地上波放送のデジタル化が進行し、インターネット放送やワンセグが普及を遂げている今、「テレビ」とは何かという問いに答えるのは、決して容易なことではなくなってきた。これまで報告者が試みているのは、われわれの生活に根ざした「テレビ」という科学技術について、「放送」や「マス・コミュニケーション」といった概念との関わりを自明とせず、その成り立ちを根源的に問い直すことである。とりわけ、昭和初期におけるテレビジョン技術史を解釈し直し、博覧会や展覧会、百貨店の催事場などで人気を博していた「公開実験」の変容に焦点をあてることを通じて、いかなる視聴空間のあり方がかつて模索されていたのかを明らかにしてきた。

その第一のねらいは、メディア史というアプローチがこれまで目指してきた通り、今日の「テレビ」のあり方を異化する歴史社会学的な視座を探ることであり、多言を要しないだろう。第二のねらいは、より実践的な問題関心にもとづくものである。メディア論において社会構築主義の視座が共有され、メディアの今日的様態を相対化する知見が蓄積された末、その可能的様態を発現させようとする実践研究が、近年さまざまなかたちで試みられている。報告者自身、そうした活動を精力的に展開している一人であり、メディアのあり方を社会に向けて実験的に示すという営みのダイナミズムについて、歴史社会学的な観点から意味付けておくことが、今、緊要だと考えている。

このことはメディア論に限らず、科学技術社会論の潮流と通底する。科学は論理的に首尾一貫し、客観的な実在を反映した確証的知識であるという考え方と決別し、80年代以降の科学論においては、クーンのパラダイム論の影響下で、科学の社会的構成が議論されてきた。こうした動向は技術論とも深く関わりながら、科学や技術の柔軟性が論じられ、その相対化が(時として過剰に)試みられてきた。このような議論を踏まえて、多くの科学技術分野で近年、専門家と非専門家のコミュニケーションのあり方として、専門家の研究開発活動の成果を非専門家が理解するという欠如モデルではなく、研究開発段階から非専門家が、専門家共同体の意思決定や方向付けに参画していく相互作用的な関係が求められるようになっている。

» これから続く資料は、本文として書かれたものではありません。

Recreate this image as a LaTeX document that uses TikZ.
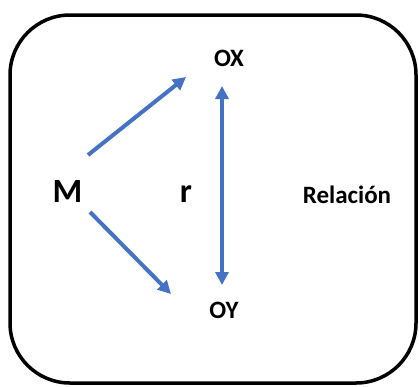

さまざまな科学技術が日常生活のあらゆる領域に浸透している現在、メディアと人間との望ましい関係をデザインしていくためには、その生産と消費の相互作用、専門家と非専門家の対話が不可欠である。この報告では、初期テレビジョン研究に取り組むなかで得られた知見を具体的に示しつつ、科学技術の専門家と非専門家、あるいはメディアの送り手と受け手が、お互いに初めて接触し、交渉しうる具体的な場としての「公開実験」に着目することの意義を考えたい。

 この報告は、平成20年度日本学術振興会科学研究費補助金(若手スタートアップ)に採択された研究課題「科学技術コミュニケーションの歴史社会学 ―科学技術社会論とメディア論の接合に向けて」の成果の一部である。